### WORK TO DO
Omit all pictures, then retype the data exactly as given.

### DATA
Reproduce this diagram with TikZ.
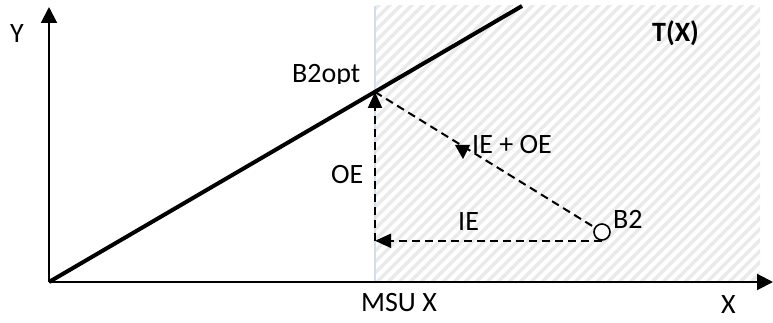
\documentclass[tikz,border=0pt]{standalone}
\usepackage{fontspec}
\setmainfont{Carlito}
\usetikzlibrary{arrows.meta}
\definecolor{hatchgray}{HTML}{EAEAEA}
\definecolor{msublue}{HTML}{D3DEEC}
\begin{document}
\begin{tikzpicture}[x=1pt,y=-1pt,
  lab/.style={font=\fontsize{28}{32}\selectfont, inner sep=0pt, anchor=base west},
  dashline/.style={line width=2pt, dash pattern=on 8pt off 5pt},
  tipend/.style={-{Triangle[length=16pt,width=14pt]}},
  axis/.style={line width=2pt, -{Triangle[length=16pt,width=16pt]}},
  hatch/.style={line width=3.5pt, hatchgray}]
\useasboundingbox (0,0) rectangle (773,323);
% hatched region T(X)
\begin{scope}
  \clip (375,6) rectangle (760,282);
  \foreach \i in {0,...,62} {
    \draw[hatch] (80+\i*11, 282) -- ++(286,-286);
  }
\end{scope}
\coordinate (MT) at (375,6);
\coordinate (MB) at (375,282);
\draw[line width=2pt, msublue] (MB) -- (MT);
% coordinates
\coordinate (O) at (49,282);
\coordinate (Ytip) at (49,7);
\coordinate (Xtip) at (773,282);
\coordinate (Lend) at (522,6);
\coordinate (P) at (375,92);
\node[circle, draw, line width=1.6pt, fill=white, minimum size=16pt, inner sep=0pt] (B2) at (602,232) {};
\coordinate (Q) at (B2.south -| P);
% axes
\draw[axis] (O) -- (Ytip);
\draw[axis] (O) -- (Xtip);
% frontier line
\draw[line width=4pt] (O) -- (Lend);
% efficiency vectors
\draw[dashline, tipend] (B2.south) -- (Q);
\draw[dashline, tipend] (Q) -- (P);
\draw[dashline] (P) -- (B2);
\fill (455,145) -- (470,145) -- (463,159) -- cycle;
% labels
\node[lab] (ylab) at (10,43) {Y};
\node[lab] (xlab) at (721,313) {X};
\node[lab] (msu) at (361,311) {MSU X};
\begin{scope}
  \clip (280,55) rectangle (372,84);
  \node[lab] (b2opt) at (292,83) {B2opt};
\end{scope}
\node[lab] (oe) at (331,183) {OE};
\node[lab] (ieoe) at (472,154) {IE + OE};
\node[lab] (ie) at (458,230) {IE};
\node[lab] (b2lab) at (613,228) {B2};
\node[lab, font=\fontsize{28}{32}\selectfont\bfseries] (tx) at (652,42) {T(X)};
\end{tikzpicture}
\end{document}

### CORRECT ANSWER
Reproduce this diagram with TikZ.
\documentclass[tikz,border=0pt]{standalone}
\usepackage{fontspec}
\setmainfont{Carlito}
\usetikzlibrary{arrows.meta}
\definecolor{hatchgray}{HTML}{EAEAEA}
\definecolor{msublue}{HTML}{D3DEEC}
\begin{document}
\begin{tikzpicture}[x=1pt,y=-1pt,
  lab/.style={font=\fontsize{28}{32}\selectfont, inner sep=0pt, anchor=base west},
  dashline/.style={line width=2pt, dash pattern=on 8pt off 5pt},
  tipend/.style={-{Triangle[length=16pt,width=14pt]}},
  axis/.style={line width=2pt, -{Triangle[length=16pt,width=16pt]}},
  hatch/.style={line width=3.5pt, hatchgray}]
\useasboundingbox (0,0) rectangle (773,323);
% hatched region T(X)
\begin{scope}
  \clip (375,6) rectangle (760,282);
  \foreach \i in {0,...,62} {
    \draw[hatch] (80+\i*11, 282) -- ++(286,-286);
  }
\end{scope}
\coordinate (MT) at (375,6);
\coordinate (MB) at (375,282);
\draw[line width=2pt, msublue] (MB) -- (MT);
% coordinates
\coordinate (O) at (49,282);
\coordinate (Ytip) at (49,7);
\coordinate (Xtip) at (773,282);
\coordinate (Lend) at (522,6);
\coordinate (P) at (375,92);
\node[circle, draw, line width=1.6pt, fill=white, minimum size=16pt, inner sep=0pt] (B2) at (602,232) {};
\coordinate (Q) at (B2.south -| P);
% axes
\draw[axis] (O) -- (Ytip);
\draw[axis] (O) -- (Xtip);
% frontier line
\draw[line width=4pt] (O) -- (Lend);
% efficiency vectors
\draw[dashline, tipend] (B2.south) -- (Q);
\draw[dashline, tipend] (Q) -- (P);
\draw[dashline] (P) -- (B2);
\fill (455,145) -- (470,145) -- (463,159) -- cycle;
% labels
\node[lab] (ylab) at (10,43) {Y};
\node[lab] (xlab) at (721,313) {X};
\node[lab] (msu) at (361,311) {MSU X};
\begin{scope}
  \clip (280,55) rectangle (372,84);
  \node[lab] (b2opt) at (292,83) {B2opt};
\end{scope}
\node[lab] (oe) at (331,183) {OE};
\node[lab] (ieoe) at (472,154) {IE + OE};
\node[lab] (ie) at (458,230) {IE};
\node[lab] (b2lab) at (613,228) {B2};
\node[lab, font=\fontsize{28}{32}\selectfont\bfseries] (tx) at (652,42) {T(X)};
\end{tikzpicture}
\end{document}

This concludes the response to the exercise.